野辺・路傍の如意輪観音が好き...

 私は仏さま・仏像の中では、あの姿からか如意輪観音が好き。如意輪観音とい えば、まず大阪・観心寺にある国宝の如意輪観音像など有名である。しかし、確か毎年5月の二日間だけの一般公開。いつも気軽に見る、あがめるというわけにはいかない。

 いわゆるこれら、名のあるお寺のやんごとなき仏像・壁画は、施政者や高僧・貴族などが発願し、これまた名工や名匠が彫ったもの。国宝・重要文化財級のものも数々。比類のない美しさ、尊さで信仰を集め、また時代を越えて多くの人々を魅了し続けている。

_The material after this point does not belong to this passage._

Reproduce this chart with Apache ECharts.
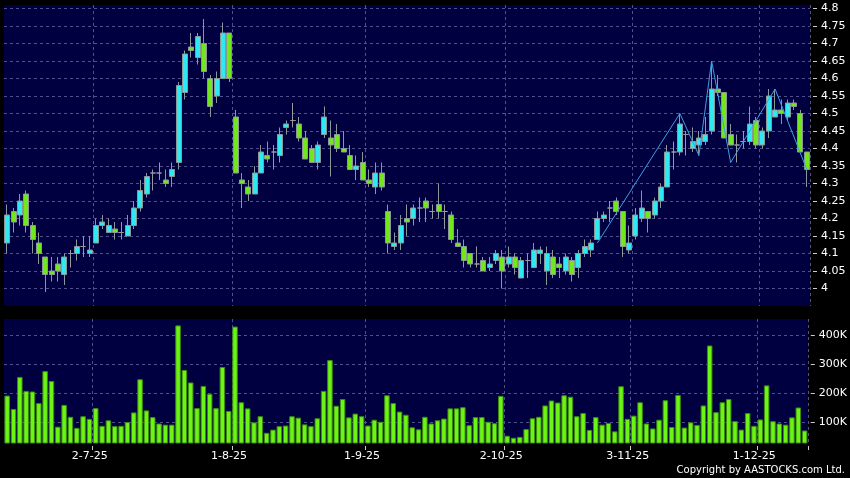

 これに対し、石造文化財といわれるものがある。これは、民衆がさまざまな願いをこめ、自然発生的に彫造された野の仏、道路脇の仏、寺の境内の石仏などである。名もない石工やまったくの素人の手になったものばかりだが、村のはずれのお地蔵さんのごとく、大変身近なものである。
 
 これらは高貴な仏像と違って、常に民衆とともにあった。民衆とともに泣き笑い生きてきた。ごく身近であるとともに、素朴な信仰と生活、先人の息遣いさえ感じられる。

 雑草や熊笹に中に埋もれ、長い間風雨にさらされ、銘文の判読も不可能なものもあるが、寺の構内に安置されたものなどは保存状態がいいものもある。石仏・石神といっても地蔵菩薩道祖神、庚神搭、馬頭観音をはじめいろいろなものがあるが、私が中でも一番好きなのは、やはり如意輪観音である。

 いつも通る道すがらにあったりもするが、いろいろ見て歩いて、ほんとうにハっとする美しい像に出くわすことがある。片膝を立て、首を傾げて片ひじで頬を支えているお姿(思惟の形というそうである)がなんともいい。写真は、私の好きな野辺の如意輪観音の一つ、長野市は信更地区古藤の草堂の石像。